Par ailleurs, Ibrahima Seck trouve qu’il appartient à l’État du Sénégal de venir en aide aux agriculteurs biologiques, en vue de promouvoir cette pratique culturale. ‘’Nous continuons à recevoir de la part des autorités un soutien verbal. C’est seulement sur le plan du discours qu’on nous soutient. Quand nous organisons un atelier, elles viennent et nous font un bon discours et ça s’arrête là. Il n’y a pas une volonté politique pour accompagner le développement de l’agriculture biologique au Sénégal’’, fustige-t-il. Et pourtant, révèle Ibrahima Seck, la subvention accordée à l’agriculture est ‘’très importante’’ dans ce pays. Elle tourne autour de 40 à 50 milliards de F Cfa, par an. ‘’L’État dépense beaucoup d’argent pour soutenir uniquement l’agriculture conventionnelle. Aujourd’hui, les agriculteurs biologiques ont besoin de bio pesticides, de bio fertilisants et semences biologiques pour mener à bien leurs activités. Mais jusqu’à présent, l’État du Sénégal ne nous appuie pas’’, s’offusque M. Seck.
La législation, le principal défi à relever
Les semences paysannes utilisées par Ibrahima Seck et ses camarades pour pratiquer une agriculture biologique ne sont pas reconnues par l’État du Sénégal. Dès lors, le patron de la Fédération nationale pour l’agriculture biologique indique que l’Institut sénégalais de recherches agricoles (Isra) doit se joindre à eux pour développer ensemble des semences biologiques. ‘’Nous avons des semences de légumes, de céréales, de maïs, de mil, etc. Mais ces semences ne sont pas reconnues par la législation sénégalaise, parce qu’il y a tout un processus pour les fabriquer. Ce n’est pas facile. Mon père était un agriculteur et réalisait lui-même ses semences et sélectionnait les meilleures. Aujourd’hui, la législation constitue un frein au développement de l’agriculture biologique’’, constate Ibrahima Seck.

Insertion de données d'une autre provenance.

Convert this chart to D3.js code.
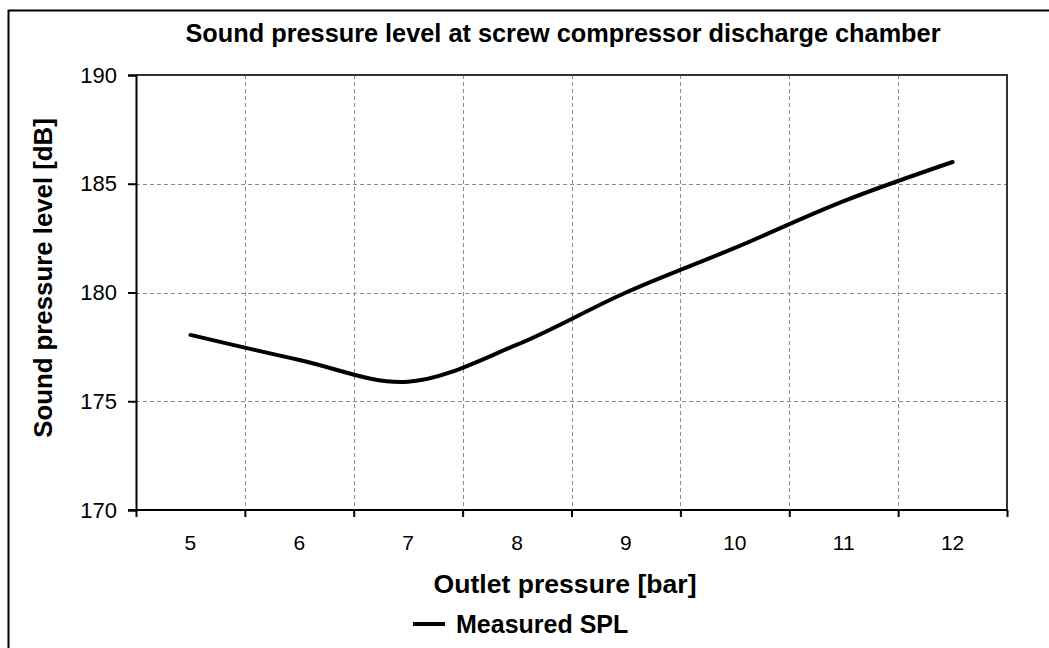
<!DOCTYPE html>
<html>
<head>
<meta charset="utf-8">
<script src="https://cdn.jsdelivr.net/npm/d3@7"></script>
<style>
    body { margin: 0; background: #fff; }
    text { font-family: "Liberation Sans", Arial, sans-serif; fill: #000; }
</style>
</head>
<body>
<div id="chart"></div>
<script>
var svgWidth = 1049;
var svgHeight = 648;

// chart data
var pressures = ["5", "6", "7", "8", "9", "10", "11", "12"];
var splValues = [178.05, 176.9, 175.9, 177.6, 180.0, 182.05, 184.2, 186.0];
var yTicks = [170, 175, 180, 185, 190];

var plot = { left: 136, right: 1007, top: 75, bottom: 510 };

var svg = d3.select("#chart")
    .append("svg")
    .attr("width", svgWidth)
    .attr("height", svgHeight);

// outer frame
svg.append("rect")
    .attr("x", 8.5)
    .attr("y", 10.5)
    .attr("width", 1050)
    .attr("height", 650)
    .attr("fill", "#fff")
    .attr("stroke", "#000")
    .attr("stroke-width", 2);

// scales
var xBand = d3.scaleBand()
    .domain(pressures)
    .range([plot.left, plot.right])
    .padding(0);

var xEdge = d3.scaleLinear()
    .domain([0, pressures.length])
    .range([plot.left, plot.right]);

var yLinearScale = d3.scaleLinear()
    .domain([170, 190])
    .range([plot.bottom, plot.top]);

// gridlines
var grid = svg.append("g")
    .attr("stroke", "#8c8c8c")
    .attr("stroke-width", 1)
    .attr("stroke-dasharray", "4,3");

grid.selectAll(".hgrid")
    .data(yTicks.filter(d => d > 170 && d < 190))
    .enter()
    .append("line")
    .attr("x1", plot.left)
    .attr("x2", plot.right)
    .attr("y1", d => Math.round(yLinearScale(d)) + 0.5)
    .attr("y2", d => Math.round(yLinearScale(d)) + 0.5);

grid.selectAll(".vgrid")
    .data(d3.range(1, pressures.length))
    .enter()
    .append("line")
    .attr("x1", d => Math.round(xEdge(d)) + 0.5)
    .attr("x2", d => Math.round(xEdge(d)) + 0.5)
    .attr("y1", plot.top)
    .attr("y2", plot.bottom);

// plot area border (top, right)
svg.append("path")
    .attr("d", `M${plot.left},${plot.top}H${plot.right}V${plot.bottom}`)
    .attr("fill", "none")
    .attr("stroke", "#333")
    .attr("stroke-width", 2);

// y axis
var leftAxis = d3.axisLeft(yLinearScale)
    .tickValues(yTicks)
    .tickSize(8)
    .tickPadding(11)
    .tickFormat(d3.format("d"));

var yAxis = svg.append("g")
    .attr("transform", `translate(${plot.left}, 0)`)
    .call(leftAxis);

yAxis.select(".domain").attr("stroke-width", 2).attr("stroke", "#000");
yAxis.selectAll(".tick line").attr("stroke-width", 2);
yAxis.selectAll("text")
    .attr("font-size", 22)
    .attr("font-family", "Liberation Sans, Arial, sans-serif");

// x axis: tick marks at category edges
var edgeAxis = d3.axisBottom(xEdge)
    .tickValues(d3.range(pressures.length + 1))
    .tickSize(7)
    .tickFormat("");

var xAxis = svg.append("g")
    .attr("transform", `translate(0, ${plot.bottom})`)
    .call(edgeAxis);

xAxis.select(".domain")
    .attr("stroke-width", 2)
    .attr("stroke", "#000")
    .attr("d", `M${plot.left - 8},0H${plot.right}`);
xAxis.selectAll(".tick line").attr("stroke-width", 2);

// x axis: labels at category centers
var labelAxis = d3.axisBottom(xBand)
    .tickSize(0)
    .tickPadding(25);

var xLabels = svg.append("g")
    .attr("transform", `translate(0, ${plot.bottom})`)
    .call(labelAxis);

xLabels.select(".domain").remove();
xLabels.selectAll("text")
    .attr("font-size", 21)
    .attr("font-family", "Liberation Sans, Arial, sans-serif");

// smoothed series line
var line = d3.line()
    .x((d, i) => xBand(pressures[i]) + xBand.bandwidth() / 2)
    .y(d => yLinearScale(d))
    .curve(d3.curveCardinal.tension(0));

svg.append("path")
    .datum(splValues)
    .attr("d", line)
    .attr("fill", "none")
    .attr("stroke", "#000")
    .attr("stroke-width", 4)
    .attr("stroke-linecap", "round")
    .attr("stroke-linejoin", "round");

// title
svg.append("text")
    .attr("x", 563)
    .attr("y", 41.5)
    .attr("text-anchor", "middle")
    .attr("font-size", 25.3)
    .attr("font-weight", "bold")
    .text("Sound pressure level at screw compressor discharge chamber");

// axis titles
svg.append("text")
    .attr("x", 565)
    .attr("y", 593)
    .attr("text-anchor", "middle")
    .attr("font-size", 26.6)
    .attr("font-weight", "bold")
    .text("Outlet pressure [bar]");

svg.append("text")
    .attr("transform", "rotate(-90)")
    .attr("x", -278)
    .attr("y", 52)
    .attr("text-anchor", "middle")
    .attr("font-size", 25.8)
    .attr("font-weight", "bold")
    .text("Sound pressure level [dB]");

// legend
var legend = svg.append("g");

legend.append("line")
    .attr("x1", 413)
    .attr("x2", 445)
    .attr("y1", 624)
    .attr("y2", 624)
    .attr("stroke", "#000")
    .attr("stroke-width", 4);

legend.append("text")
    .attr("x", 456)
    .attr("y", 633)
    .attr("font-size", 25)
    .attr("font-weight", "bold")
    .text("Measured SPL");
</script>
</body>
</html>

Alors que, affirme-t-il, le développement du Sénégal passera forcément par ‘’notre identité culturelle, nos spiritualités, nos mœurs et coutumes’’. Aussi souligne-t-il que les connaissances endogènes constituent la base de l’agriculture enrichie, de nos jours, par les techniques et technologies modernes venant de la science. ‘’C’est cette combinaison de connaissances et de pratiques endogènes qui peuvent accélérer davantage le développement de l’agriculture biologique, qui est l’agriculture de demain et du futur.
Nous pensons que l’État va enfin comprendre et commencer à appuyer cette forme d’agriculture. Cette agriculture favorise une bonne santé des populations, de par les aliments sains qu’elle produit. Elle est différente de l’agriculture conventionnelle qui a fini de détruire notre population d’abeilles, d’oiseaux et d’agresser la biodiversité végétale et animale. Elle contribue également de 12 à 30% des émissions de gaz à effet de serre’’, renseigne Ibrahima Seck.
Au Sénégal, plus de 2 000 agriculteurs se sont regroupés dans différentes régions pour produire uniquement des produits biologiques. A travers cette initiative, les agriculteurs bio veulent assurer une ‘’alimentation saine, équilibrée et de meilleure qualité’’ aux populations. Apparue dans les années 1920 en Europe, notamment en Autriche, en Allemagne, en Suisse et en Angleterre, l’agriculture biologique n’a pas encore connu de profondes mutations au Sénégal. Avec un budget total du secteur agricole qui est passé de 136 milliards de F Cfa en 2010 à 264 milliards en 2014, les agriculteurs biologiques de la région de Thiès veulent que leur sous-secteur soit pris en compte. D’après Ibrahima Seck, cela pourrait les aider à produire suffisamment et à chaque fois que de besoin, pour nourrir leurs concitoyens.